Exercise objective: Reproduce the listing exactly, with no pictures in your copy.

:: Source data

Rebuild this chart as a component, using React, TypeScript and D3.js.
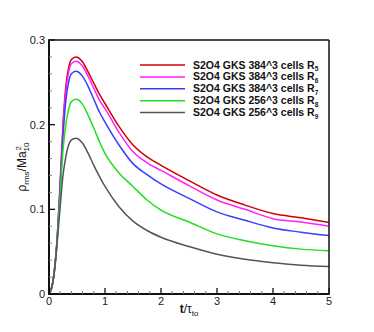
import * as d3 from 'd3'

const times = [0, 0.05, 0.1, 0.15, 0.2, 0.25, 0.3, 0.35, 0.4, 0.48, 0.6, 0.7, 0.8, 0.9, 1.0, 1.25, 1.5, 1.75, 2.0, 2.5, 3.0, 3.5, 4.0, 4.5, 5.0]

const r5 = [0, 0.008, 0.03, 0.07, 0.133, 0.2, 0.245, 0.267, 0.277, 0.28, 0.274, 0.262, 0.249, 0.236, 0.225, 0.198, 0.176, 0.162, 0.152, 0.134, 0.117, 0.105, 0.095, 0.09, 0.0845]
const r6 = [0, 0.008, 0.03, 0.07, 0.13, 0.195, 0.239, 0.262, 0.272, 0.275, 0.269, 0.257, 0.243, 0.229, 0.219, 0.191, 0.168, 0.155, 0.146, 0.128, 0.111, 0.1, 0.089, 0.085, 0.08]
const r7 = [0, 0.008, 0.03, 0.069, 0.126, 0.186, 0.228, 0.25, 0.26, 0.263, 0.257, 0.245, 0.23, 0.215, 0.203, 0.176, 0.154, 0.141, 0.13, 0.113, 0.097, 0.087, 0.078, 0.073, 0.069]
const r8 = [0, 0.008, 0.03, 0.067, 0.117, 0.17, 0.2, 0.218, 0.227, 0.23, 0.224, 0.211, 0.196, 0.18, 0.166, 0.143, 0.127, 0.111, 0.099, 0.085, 0.071, 0.063, 0.057, 0.053, 0.051]
const r9 = [0, 0.008, 0.028, 0.064, 0.103, 0.14, 0.162, 0.176, 0.182, 0.184, 0.178, 0.166, 0.152, 0.139, 0.127, 0.103, 0.086, 0.075, 0.067, 0.056, 0.047, 0.041, 0.037, 0.034, 0.0325]

const seriesNames = ['384^3 cells R', '384^3 cells R', '384^3 cells R', '256^3 cells R', '256^3 cells R']
const seriesSubs = ['5', '6', '7', '8', '9']
const seriesColors = ['#d00000', '#ff22ff', '#3c3cff', '#22dd22', '#555555']
const seriesValues = [r5, r6, r7, r8, r9]

const xTicks = [0, 1, 2, 3, 4, 5]
const yTicks = [0, 0.1, 0.2, 0.3]

const W = 374
const H = 332
const margin = { top: 40, right: 45, bottom: 38, left: 49 }

export default function App() {
  const x = d3.scaleLinear().domain([0, 5]).range([margin.left, W - margin.right])
  const y = d3.scaleLinear().domain([0, 0.3]).range([H - margin.bottom, margin.top])

  const line = d3.line<number>()
    .x((_, i) => x(times[i]))
    .y(d => y(d))
    .curve(d3.curveMonotoneX)

  const xMinor = d3.range(0, 5.001, 0.2).filter(v => Math.abs(v - Math.round(v)) > 0.01)
  const yMinor = d3.range(0, 0.3001, 0.02).filter(v => Math.abs(v * 10 - Math.round(v * 10)) > 0.01)

  const x0 = x(0), x1 = x(5), y0 = y(0), y1 = y(0.3)
  const font = 'Liberation Sans, Arial, Helvetica, sans-serif'

  return (
    <svg width={W} height={H} style={{ position: 'absolute', left: 0, top: 0, background: '#fff' }} fontFamily={font}>
      {/* curves */}
      {seriesValues.map((vals, i) => (
        <path key={i} d={line(vals) || ''} fill="none" stroke={seriesColors[i]} strokeWidth={1.5} />
      ))}

      {/* frame */}
      <line x1={x0} x2={x1} y1={y1} y2={y1} stroke="#111" strokeWidth={1.5} />
      <line x1={x1} x2={x1} y1={y1} y2={y0} stroke="#111" strokeWidth={1.5} />
      <line x1={x0} x2={x0} y1={y1 - 0.75} y2={y0 + 1} stroke="#111" strokeWidth={2} />
      <line x1={x0 - 1} x2={x1 + 0.75} y1={y0} y2={y0} stroke="#111" strokeWidth={2} />

      {/* ticks */}
      {xTicks.map(t => (
        <g key={'xt' + t}>
          <line x1={x(t)} x2={x(t)} y1={y0} y2={y0 - 6} stroke="#111" strokeWidth={1.3} />
          <text x={x(t)} y={y0 + 11} fontSize={11} textAnchor="middle" fill="#222">{t}</text>
        </g>
      ))}
      {xMinor.map(t => (
        <line key={'xm' + t} x1={x(t)} x2={x(t)} y1={y0} y2={y0 - 3} stroke="#777" strokeWidth={1} />
      ))}
      {yTicks.map(t => (
        <g key={'yt' + t}>
          <line x1={x0} x2={x0 + 6} y1={y(t)} y2={y(t)} stroke="#111" strokeWidth={1.3} />
          <text x={x0 - 4} y={y(t) + 4} fontSize={11} textAnchor="end" fill="#222">{t === 0 ? '0' : t.toFixed(1)}</text>
        </g>
      ))}
      {yMinor.map(t => (
        <line key={'ym' + t} x1={x0} x2={x0 + 3} y1={y(t)} y2={y(t)} stroke="#888" strokeWidth={1} />
      ))}

      {/* axis titles */}
      <text x={(x0 + x1) / 2} y={313} fontSize={12} textAnchor="middle" fill="#111">
        <tspan fontWeight="bold">t</tspan>
        <tspan>/τ</tspan>
        <tspan fontSize={8} dy={3}>to</tspan>
      </text>
      <text transform={`translate(26,${(y0 + y1) / 2}) rotate(-90)`} fontSize={12} textAnchor="middle" fill="#111">
        <tspan>ρ</tspan>
        <tspan fontSize={8} dy={3}>rms</tspan>
        <tspan dy={-3}>/Ma</tspan>
        <tspan fontSize={8} dy={3}>10</tspan>
        <tspan fontSize={8} dy={-8} dx={-8}>2</tspan>
      </text>

      {/* legend */}
      {seriesNames.map((n, i) => {
        const ly = 65 + i * 11.9
        return (
          <g key={'lg' + i}>
            <line x1={140} x2={185} y1={ly} y2={ly} stroke={seriesColors[i]} strokeWidth={1.5} />
            <text x={193} y={ly + 3.5} fontSize={10.5} fontWeight="bold" fill="#111">
              <tspan>{'S2O4 GKS ' + n}</tspan>
              <tspan fontSize={6.5} dy={2.5}>{seriesSubs[i]}</tspan>
            </text>
          </g>
        )
      })}
    </svg>
  )
}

::::

The answer:
Rebuild this chart as a component, using React, TypeScript and D3.js.
import * as d3 from 'd3'

const times = [0, 0.05, 0.1, 0.15, 0.2, 0.25, 0.3, 0.35, 0.4, 0.48, 0.6, 0.7, 0.8, 0.9, 1.0, 1.25, 1.5, 1.75, 2.0, 2.5, 3.0, 3.5, 4.0, 4.5, 5.0]

const r5 = [0, 0.008, 0.03, 0.07, 0.133, 0.2, 0.245, 0.267, 0.277, 0.28, 0.274, 0.262, 0.249, 0.236, 0.225, 0.198, 0.176, 0.162, 0.152, 0.134, 0.117, 0.105, 0.095, 0.09, 0.0845]
const r6 = [0, 0.008, 0.03, 0.07, 0.13, 0.195, 0.239, 0.262, 0.272, 0.275, 0.269, 0.257, 0.243, 0.229, 0.219, 0.191, 0.168, 0.155, 0.146, 0.128, 0.111, 0.1, 0.089, 0.085, 0.08]
const r7 = [0, 0.008, 0.03, 0.069, 0.126, 0.186, 0.228, 0.25, 0.26, 0.263, 0.257, 0.245, 0.23, 0.215, 0.203, 0.176, 0.154, 0.141, 0.13, 0.113, 0.097, 0.087, 0.078, 0.073, 0.069]
const r8 = [0, 0.008, 0.03, 0.067, 0.117, 0.17, 0.2, 0.218, 0.227, 0.23, 0.224, 0.211, 0.196, 0.18, 0.166, 0.143, 0.127, 0.111, 0.099, 0.085, 0.071, 0.063, 0.057, 0.053, 0.051]
const r9 = [0, 0.008, 0.028, 0.064, 0.103, 0.14, 0.162, 0.176, 0.182, 0.184, 0.178, 0.166, 0.152, 0.139, 0.127, 0.103, 0.086, 0.075, 0.067, 0.056, 0.047, 0.041, 0.037, 0.034, 0.0325]

const seriesNames = ['384^3 cells R', '384^3 cells R', '384^3 cells R', '256^3 cells R', '256^3 cells R']
const seriesSubs = ['5', '6', '7', '8', '9']
const seriesColors = ['#d00000', '#ff22ff', '#3c3cff', '#22dd22', '#555555']
const seriesValues = [r5, r6, r7, r8, r9]

const xTicks = [0, 1, 2, 3, 4, 5]
const yTicks = [0, 0.1, 0.2, 0.3]

const W = 374
const H = 332
const margin = { top: 40, right: 45, bottom: 38, left: 49 }

export default function App() {
  const x = d3.scaleLinear().domain([0, 5]).range([margin.left, W - margin.right])
  const y = d3.scaleLinear().domain([0, 0.3]).range([H - margin.bottom, margin.top])

  const line = d3.line<number>()
    .x((_, i) => x(times[i]))
    .y(d => y(d))
    .curve(d3.curveMonotoneX)

  const xMinor = d3.range(0, 5.001, 0.2).filter(v => Math.abs(v - Math.round(v)) > 0.01)
  const yMinor = d3.range(0, 0.3001, 0.02).filter(v => Math.abs(v * 10 - Math.round(v * 10)) > 0.01)

  const x0 = x(0), x1 = x(5), y0 = y(0), y1 = y(0.3)
  const font = 'Liberation Sans, Arial, Helvetica, sans-serif'

  return (
    <svg width={W} height={H} style={{ position: 'absolute', left: 0, top: 0, background: '#fff' }} fontFamily={font}>
      {/* curves */}
      {seriesValues.map((vals, i) => (
        <path key={i} d={line(vals) || ''} fill="none" stroke={seriesColors[i]} strokeWidth={1.5} />
      ))}

      {/* frame */}
      <line x1={x0} x2={x1} y1={y1} y2={y1} stroke="#111" strokeWidth={1.5} />
      <line x1={x1} x2={x1} y1={y1} y2={y0} stroke="#111" strokeWidth={1.5} />
      <line x1={x0} x2={x0} y1={y1 - 0.75} y2={y0 + 1} stroke="#111" strokeWidth={2} />
      <line x1={x0 - 1} x2={x1 + 0.75} y1={y0} y2={y0} stroke="#111" strokeWidth={2} />

      {/* ticks */}
      {xTicks.map(t => (
        <g key={'xt' + t}>
          <line x1={x(t)} x2={x(t)} y1={y0} y2={y0 - 6} stroke="#111" strokeWidth={1.3} />
          <text x={x(t)} y={y0 + 11} fontSize={11} textAnchor="middle" fill="#222">{t}</text>
        </g>
      ))}
      {xMinor.map(t => (
        <line key={'xm' + t} x1={x(t)} x2={x(t)} y1={y0} y2={y0 - 3} stroke="#777" strokeWidth={1} />
      ))}
      {yTicks.map(t => (
        <g key={'yt' + t}>
          <line x1={x0} x2={x0 + 6} y1={y(t)} y2={y(t)} stroke="#111" strokeWidth={1.3} />
          <text x={x0 - 4} y={y(t) + 4} fontSize={11} textAnchor="end" fill="#222">{t === 0 ? '0' : t.toFixed(1)}</text>
        </g>
      ))}
      {yMinor.map(t => (
        <line key={'ym' + t} x1={x0} x2={x0 + 3} y1={y(t)} y2={y(t)} stroke="#888" strokeWidth={1} />
      ))}

      {/* axis titles */}
      <text x={(x0 + x1) / 2} y={313} fontSize={12} textAnchor="middle" fill="#111">
        <tspan fontWeight="bold">t</tspan>
        <tspan>/τ</tspan>
        <tspan fontSize={8} dy={3}>to</tspan>
      </text>
      <text transform={`translate(26,${(y0 + y1) / 2}) rotate(-90)`} fontSize={12} textAnchor="middle" fill="#111">
        <tspan>ρ</tspan>
        <tspan fontSize={8} dy={3}>rms</tspan>
        <tspan dy={-3}>/Ma</tspan>
        <tspan fontSize={8} dy={3}>10</tspan>
        <tspan fontSize={8} dy={-8} dx={-8}>2</tspan>
      </text>

      {/* legend */}
      {seriesNames.map((n, i) => {
        const ly = 65 + i * 11.9
        return (
          <g key={'lg' + i}>
            <line x1={140} x2={185} y1={ly} y2={ly} stroke={seriesColors[i]} strokeWidth={1.5} />
            <text x={193} y={ly + 3.5} fontSize={10.5} fontWeight="bold" fill="#111">
              <tspan>{'S2O4 GKS ' + n}</tspan>
              <tspan fontSize={6.5} dy={2.5}>{seriesSubs[i]}</tspan>
            </text>
          </g>
        )
      })}
    </svg>
  )
}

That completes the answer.